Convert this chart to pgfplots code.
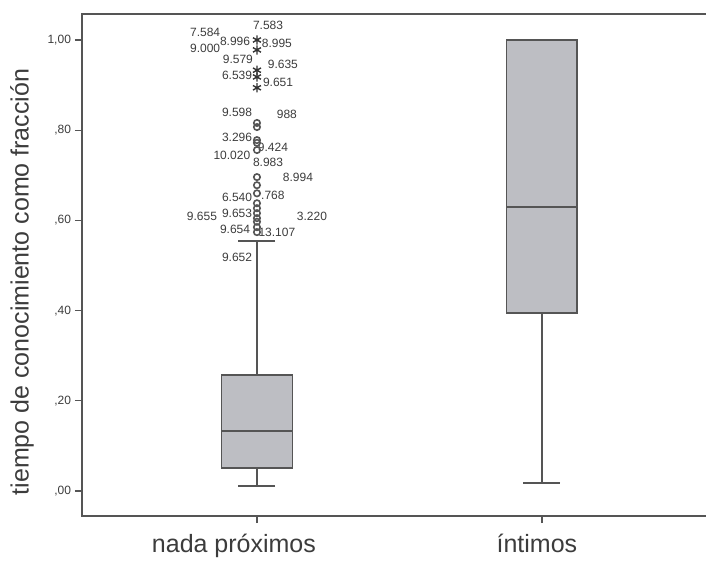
\documentclass[border=0pt]{standalone}
\usepackage{pgfplots}
\pgfplotsset{compat=1.18}
\usepgfplotslibrary{statistics}
\usepackage{fontspec}
\setmainfont{Liberation Sans}
\definecolor{boxfill}{RGB}{189,190,195}
\definecolor{boxline}{RGB}{85,85,85}
\definecolor{txt}{RGB}{60,60,60}
\newcommand{\olab}[3]{\node[font=\fontsize{6}{7}\selectfont, text=txt, inner sep=0pt] at (axis cs:#1,#2) {#3};}
\begin{document}
\begin{tikzpicture}
\path[use as bounding box] (0,0) rectangle (353pt,282pt);
\begin{axis}[
  at={(41pt,24pt)}, anchor=south west,
  scale only axis, width=319pt, height=251pt,
  xmin=-0.614, xmax=1.625, ymin=-0.0554, ymax=1.0576,
  boxplot/draw direction=y,
  axis line style={boxline, line width=0.9pt},
  axis lines=box,
  tick align=outside, tick pos=left,
  major tick length=3.5pt,
  tick style={boxline, line width=0.6pt},
  xtick={0,1},
  xticklabels={{nada próximos\hspace*{23pt}},{íntimos\hspace*{5pt}}},
  xticklabel style={font=\fontsize{12.5}{14}\selectfont, text=txt, yshift=-2pt},
  ytick={0,0.2,0.4,0.6,0.8,1.0},
  yticklabels={{,00},{,20},{,40},{,60},{,80},{1,00}},
  yticklabel style={font=\fontsize{6}{7}\selectfont, text=txt, xshift=1.5pt},
  clip=false,
]
\addplot+[boxplot prepared={draw position=0, lower whisker=0.011, lower quartile=0.051, median=0.133, upper quartile=0.257, upper whisker=0.554, box extend=0.249, whisker extend=0.13},
  fill=boxfill, draw=boxline, line width=0.9pt, solid] coordinates {};
\addplot+[boxplot prepared={draw position=1, lower whisker=0.018, lower quartile=0.395, median=0.630, upper quartile=1.0, upper whisker=1.0, box extend=0.249, whisker extend=0.13},
  fill=boxfill, draw=boxline, line width=0.9pt, solid] coordinates {};
% circles (outliers)
\addplot[only marks, mark=o, mark size=1.6pt, draw=boxline, line width=0.8pt] coordinates {
(0,0.816) (0,0.807) (0,0.778) (0,0.772) (0,0.756) (0,0.696) (0,0.678) (0,0.660)
(0,0.638) (0,0.627) (0,0.616) (0,0.605) (0,0.597) (0,0.585) (0,0.574)};
% stars (extremes)
\addplot[only marks, mark=asterisk, mark size=2.3pt, draw=black!80, line width=0.7pt] coordinates {
(0,1.000) (0,0.978) (0,0.933) (0,0.918) (0,0.894)};
\olab{-0.182}{1.016}{7.584}
\olab{0.039}{1.033}{7.583}
\olab{-0.077}{0.996}{8.996}
\olab{0.070}{0.993}{8.995}
\olab{-0.182}{0.982}{9.000}
\olab{-0.067}{0.956}{9.579}
\olab{0.091}{0.947}{9.635}
\olab{-0.070}{0.922}{6.539}
\olab{0.074}{0.907}{9.651}
\olab{-0.070}{0.840}{9.598}
\olab{0.105}{0.834}{988}
\olab{-0.070}{0.783}{3.296}
\olab{0.056}{0.761}{9.424}
\olab{-0.088}{0.745}{10.020}
\olab{0.039}{0.729}{8.983}
\olab{0.144}{0.696}{8.994}
\olab{-0.070}{0.652}{6.540}
\olab{0.056}{0.656}{.768}
\olab{-0.193}{0.608}{9.655}
\olab{-0.070}{0.616}{9.653}
\olab{0.193}{0.608}{3.220}
\olab{-0.077}{0.579}{9.654}
\olab{0.070}{0.574}{13.107}
\olab{-0.070}{0.519}{9.652}
\end{axis}
\node[rotate=90, font=\fontsize{12.5}{14}\selectfont, text=txt] at (11pt,141pt) {tiempo de conocimiento como fracción};
\end{tikzpicture}
\end{document}
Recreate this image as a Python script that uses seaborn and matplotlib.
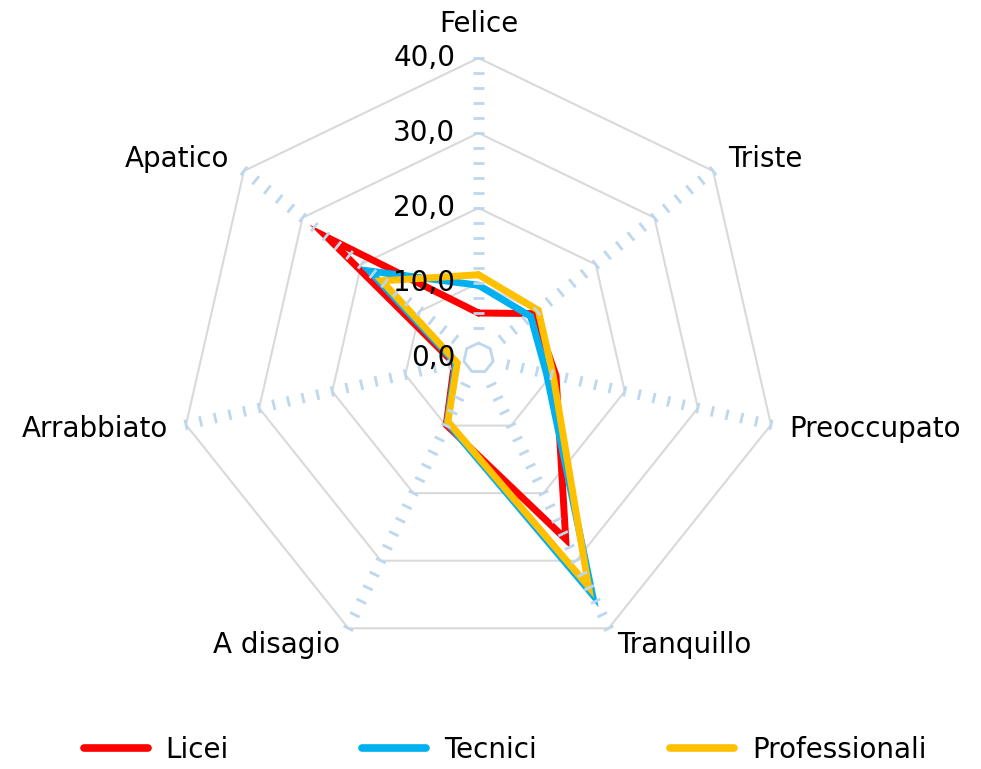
import numpy as np
import pandas as pd
import seaborn as sns
from matplotlib import pyplot as plt
from matplotlib.lines import Line2D

categories = ['Felice', 'Triste', 'Preoccupato', 'Tranquillo', 'A disagio', 'Arrabbiato', 'Apatico']
licei = [6.0, 9.5, 10.6, 26.8, 9.9, 3.3, 25.8]
tecnici = [9.7, 8.9, 9.3, 35.0, 9.6, 3.1, 18.6]
professionali = [11.1, 10.2, 10.2, 33.8, 9.4, 2.9, 16.5]
series_names = ['Licei', 'Tecnici', 'Professionali']
series_colors = ['#ff0000', '#00b0f0', '#ffc000']
major_ticks = [0, 10, 20, 30, 40]
tick_labels = ['0,0', '10,0', '20,0', '30,0', '40,0']

sns.set_style('white')
plt.rcParams['font.family'] = ['DejaVu Sans']
plt.rcParams['text.color'] = 'black'

n = len(categories)
theta = np.arange(n) * 2 * np.pi / n
ux, uy = np.sin(theta), np.cos(theta)

# tabella lunga per seaborn (poligono chiuso)
rows = []
for name, vals in zip(series_names, [licei, tecnici, professionali]):
    for k in list(range(n)) + [0]:
        rows.append({'serie': name, 'x': vals[k] * ux[k], 'y': vals[k] * uy[k]})
df = pd.DataFrame(rows)

fig = plt.figure(figsize=(9.81, 7.69), dpi=100)
ax = fig.add_axes([0, 0, 1, 1])
ppu = 7.5  # pixel per unita
cx, cy = 478.5, 358
ax.set_xlim(-cx / ppu, (981 - cx) / ppu)
ax.set_ylim(-(769 - cy) / ppu, cy / ppu)
ax.axis('off')

# griglia principale grigia
for r in major_ticks[1:]:
    ax.plot(np.append(r * ux, r * ux[0]), np.append(r * uy, r * uy[0]),
            color='#d9d9d9', lw=1.5, zorder=1)

sns.lineplot(data=df, x='x', y='y', hue='serie', palette=series_colors,
             hue_order=series_names, sort=False, estimator=None, lw=5,
             legend=False, ax=ax, zorder=3)
for ln in ax.get_lines():
    ln.set_solid_joinstyle('miter')

# griglia secondaria azzurra: piccolo ettagono a 2, poi tacche ogni 2 unita
ax.plot(np.append(2 * ux, 2 * ux[0]), np.append(2 * uy, 2 * uy[0]),
        color='#bdd7ee', lw=2, zorder=4)
h = 0.7
for r in np.arange(4, 41, 2):
    for k in range(n):
        ax.plot([r * ux[k] - h * uy[k], r * ux[k] + h * uy[k]],
                [r * uy[k] + h * ux[k], r * uy[k] - h * ux[k]],
                color='#bdd7ee', lw=2, solid_capstyle='butt', zorder=4)

# etichette valori
for v, lab in zip(major_ticks, tick_labels):
    ax.text(-3.1, v, lab, ha='right', va='center', fontsize=20, color='black', zorder=5)

# etichette categorie
for k, cat in enumerate(categories):
    r = 44.6 if k == 0 else 42.5
    if k == 0:
        ha = 'center'
    elif ux[k] > 0:
        ha = 'left'
    else:
        ha = 'right'
    ax.text(r * ux[k], r * uy[k], cat, ha=ha, va='center', fontsize=20, color='black')

handles = [Line2D([0], [0], color=c, lw=5.5, solid_capstyle='round') for c in series_colors]
fig.legend(handles, series_names, loc='center', bbox_to_anchor=(0.515, 0.025), ncol=3,
           frameon=False, fontsize=20, handlelength=2.3, handletextpad=0.65,
           columnspacing=4.8, labelcolor='black')

plt.savefig('out.png', dpi=100)
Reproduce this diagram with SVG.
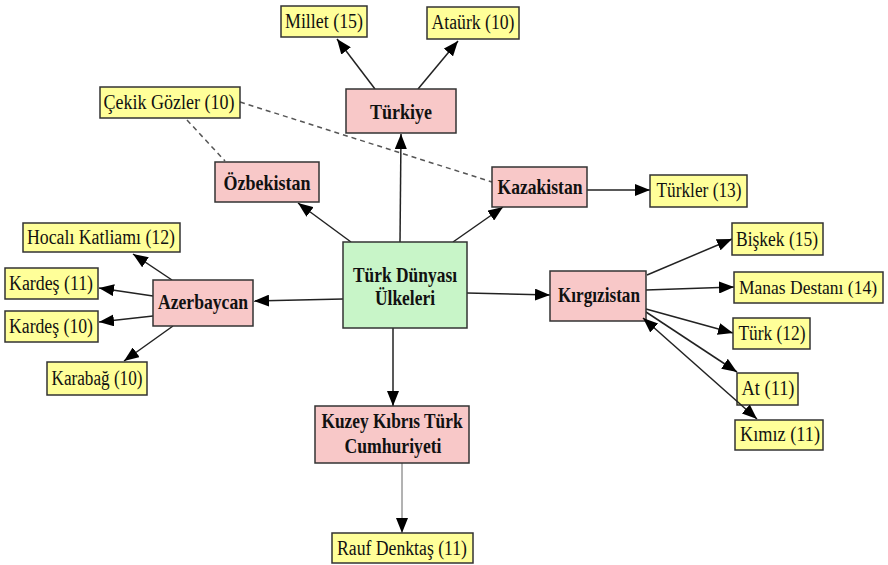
<svg xmlns="http://www.w3.org/2000/svg" width="888" height="565" viewBox="0 0 888 565">
<defs>
<marker id="ah" markerUnits="userSpaceOnUse" markerWidth="16" markerHeight="12" refX="15" refY="6" orient="auto-start-reverse" viewBox="0 0 16 12">
<path d="M0,0 L15,6 L0,12 z" fill="#000"/>
</marker>
<style>
.y{fill:#ffff99;stroke:#333;stroke-width:1.5}
.p{fill:#f8c8c8;stroke:#333;stroke-width:1.5}
.g{fill:#c8f5c8;stroke:#333;stroke-width:1.5}
.t{font-family:"Liberation Serif","Times New Roman",serif;font-size:20px;fill:#111;text-anchor:middle}
.b{font-family:"Liberation Serif","Times New Roman",serif;font-size:21px;font-weight:bold;fill:#111;text-anchor:middle}
.c{stroke:#222;stroke-width:1.5;fill:none;marker-end:url(#ah)}
.d{stroke:#555;stroke-width:1.5;fill:none;stroke-dasharray:5,4}
</style>
</defs>
<rect width="888" height="565" fill="#fff"/>
<g id="connectors">
<line class="c" x1="375" y1="89" x2="337" y2="39"/>
<line class="c" x1="418" y1="89" x2="458" y2="41"/>
<line class="d" x1="187" y1="120" x2="225" y2="161"/>
<line class="d" x1="240" y1="102" x2="492" y2="182"/>
<line class="c" x1="400" y1="242" x2="401" y2="134"/>
<line class="c" x1="351" y1="242" x2="298" y2="203"/>
<line class="c" x1="453" y1="242" x2="503" y2="207"/>
<line class="c" x1="587" y1="190" x2="650" y2="190"/>
<line class="c" x1="467" y1="293" x2="550" y2="295"/>
<line class="c" x1="343" y1="299" x2="254" y2="301"/>
<line class="c" x1="172" y1="280" x2="133" y2="254"/>
<line class="c" x1="153" y1="296" x2="99" y2="288"/>
<line class="c" x1="153" y1="316" x2="99" y2="322"/>
<line class="c" x1="173" y1="326" x2="124" y2="361"/>
<line class="c" x1="647" y1="275" x2="732" y2="239"/>
<line class="c" x1="646" y1="290" x2="734" y2="287"/>
<line class="c" x1="646" y1="309" x2="733" y2="333"/>
<line class="c" x1="646" y1="312" x2="737" y2="372"/>
<line class="c" x1="393" y1="328" x2="393" y2="406"/>
<line x1="402" y1="463" x2="402" y2="533" stroke="#666" stroke-width="1" marker-end="url(#ah)"/>
</g>
<g id="n-turkdunyasi"><rect class="g" x="343" y="242" width="124" height="86"/><text class="b" x="405" y="282" textLength="104" lengthAdjust="spacingAndGlyphs">Türk Dünyası</text><text class="b" x="405" y="305" textLength="60" lengthAdjust="spacingAndGlyphs">Ülkeleri</text></g>
<g id="n-turkiye"><rect class="p" x="346" y="89" width="110" height="44"/><text class="b" x="401" y="119" textLength="62" lengthAdjust="spacingAndGlyphs">Türkiye</text></g>
<g id="n-millet"><rect class="y" x="281" y="6" width="86" height="31"/><text class="t" x="324" y="28" textLength="78" lengthAdjust="spacingAndGlyphs">Millet  (15)</text></g>
<g id="n-ataurk"><rect class="y" x="427" y="7" width="92" height="32"/><text class="t" x="473" y="29" textLength="83" lengthAdjust="spacingAndGlyphs">Ataürk (10)</text></g>
<g id="n-cekik"><rect class="y" x="100" y="87" width="140" height="31"/><text class="t" x="169" y="109" textLength="131" lengthAdjust="spacingAndGlyphs">Çekik Gözler (10)</text></g>
<g id="n-ozbekistan"><rect class="p" x="215" y="162" width="104" height="40"/><text class="b" x="267" y="190" textLength="87" lengthAdjust="spacingAndGlyphs">Özbekistan</text></g>
<g id="n-kazakistan"><rect class="p" x="492" y="167" width="95" height="40"/><text class="b" x="540" y="194" textLength="85" lengthAdjust="spacingAndGlyphs">Kazakistan</text></g>
<g id="n-turkler"><rect class="y" x="650" y="175" width="97" height="32"/><text class="t" x="699" y="197" textLength="85" lengthAdjust="spacingAndGlyphs">Türkler (13)</text></g>
<g id="n-azerbaycan"><rect class="p" x="153" y="280" width="100" height="46"/><text class="b" x="203" y="309" textLength="90" lengthAdjust="spacingAndGlyphs">Azerbaycan</text></g>
<g id="n-hocali"><rect class="y" x="23" y="223" width="157" height="29"/><text class="t" x="101" y="244" textLength="148" lengthAdjust="spacingAndGlyphs">Hocalı Katliamı (12)</text></g>
<g id="n-kardes11"><rect class="y" x="5" y="268" width="93" height="31"/><text class="t" x="51" y="290" textLength="84" lengthAdjust="spacingAndGlyphs">Kardeş (11)</text></g>
<g id="n-kardes10"><rect class="y" x="5" y="311" width="93" height="31"/><text class="t" x="51" y="333" textLength="84" lengthAdjust="spacingAndGlyphs">Kardeş (10)</text></g>
<g id="n-karabag"><rect class="y" x="47" y="362" width="100" height="33"/><text class="t" x="97" y="385" textLength="91" lengthAdjust="spacingAndGlyphs">Karabağ (10)</text></g>
<g id="n-kirgizistan"><rect class="p" x="550" y="271" width="96" height="50"/><text class="b" x="599" y="302" textLength="82" lengthAdjust="spacingAndGlyphs">Kırgızistan</text></g>
<g id="n-biskek"><rect class="y" x="732" y="223" width="91" height="32"/><text class="t" x="777" y="246" textLength="82" lengthAdjust="spacingAndGlyphs">Bişkek (15)</text></g>
<g id="n-manas"><rect class="y" x="734" y="272" width="149" height="31"/><text class="t" x="808" y="294" style="font-size:18px" textLength="138" lengthAdjust="spacingAndGlyphs">Manas Destanı (14)</text></g>
<g id="n-turk12"><rect class="y" x="733" y="318" width="77" height="31"/><text class="t" x="772" y="340" textLength="67" lengthAdjust="spacingAndGlyphs">Türk (12)</text></g>
<g id="n-at"><rect class="y" x="737" y="373" width="61" height="32"/><text class="t" x="768" y="395" textLength="53" lengthAdjust="spacingAndGlyphs">At (11)</text></g>
<g id="n-kimiz"><rect class="y" x="735" y="420" width="88" height="30"/><text class="t" x="780" y="441" textLength="80" lengthAdjust="spacingAndGlyphs">Kımız (11)</text></g>
<g id="connector-kimiz"><line x1="643" y1="318" x2="757" y2="419" stroke="#222" stroke-width="1.5" marker-start="url(#ah)" marker-end="url(#ah)"/></g>
<g id="n-kktc"><rect class="p" x="315" y="406" width="154" height="57"/><text class="b" x="392" y="428" textLength="141" lengthAdjust="spacingAndGlyphs">Kuzey Kıbrıs Türk</text><text class="b" x="393" y="453" textLength="97" lengthAdjust="spacingAndGlyphs">Cumhuriyeti</text></g>
<g id="n-rauf"><rect class="y" x="332" y="533" width="141" height="30"/><text class="t" x="402" y="555" textLength="130" lengthAdjust="spacingAndGlyphs">Rauf Denktaş (11)</text></g>
</svg>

★ ★ ★ ★ ★

| Exercise brief |
Starting at the line that contains "Recreate this image" and ending at the line that contains "ux, uy = np.sin(theta), np.cos(theta)", give the lines again exactly. Do not include the pictures.

| Output |
Recreate this image as a Python script that uses seaborn and matplotlib.
import numpy as np
import pandas as pd
import seaborn as sns
from matplotlib import pyplot as plt
from matplotlib.lines import Line2D

categories = ['Felice', 'Triste', 'Preoccupato', 'Tranquillo', 'A disagio', 'Arrabbiato', 'Apatico']
licei = [6.0, 9.5, 10.6, 26.8, 9.9, 3.3, 25.8]
tecnici = [9.7, 8.9, 9.3, 35.0, 9.6, 3.1, 18.6]
professionali = [11.1, 10.2, 10.2, 33.8, 9.4, 2.9, 16.5]
series_names = ['Licei', 'Tecnici', 'Professionali']
series_colors = ['#ff0000', '#00b0f0', '#ffc000']
major_ticks = [0, 10, 20, 30, 40]
tick_labels = ['0,0', '10,0', '20,0', '30,0', '40,0']

sns.set_style('white')
plt.rcParams['font.family'] = ['DejaVu Sans']
plt.rcParams['text.color'] = 'black'

n = len(categories)
theta = np.arange(n) * 2 * np.pi / n
ux, uy = np.sin(theta), np.cos(theta)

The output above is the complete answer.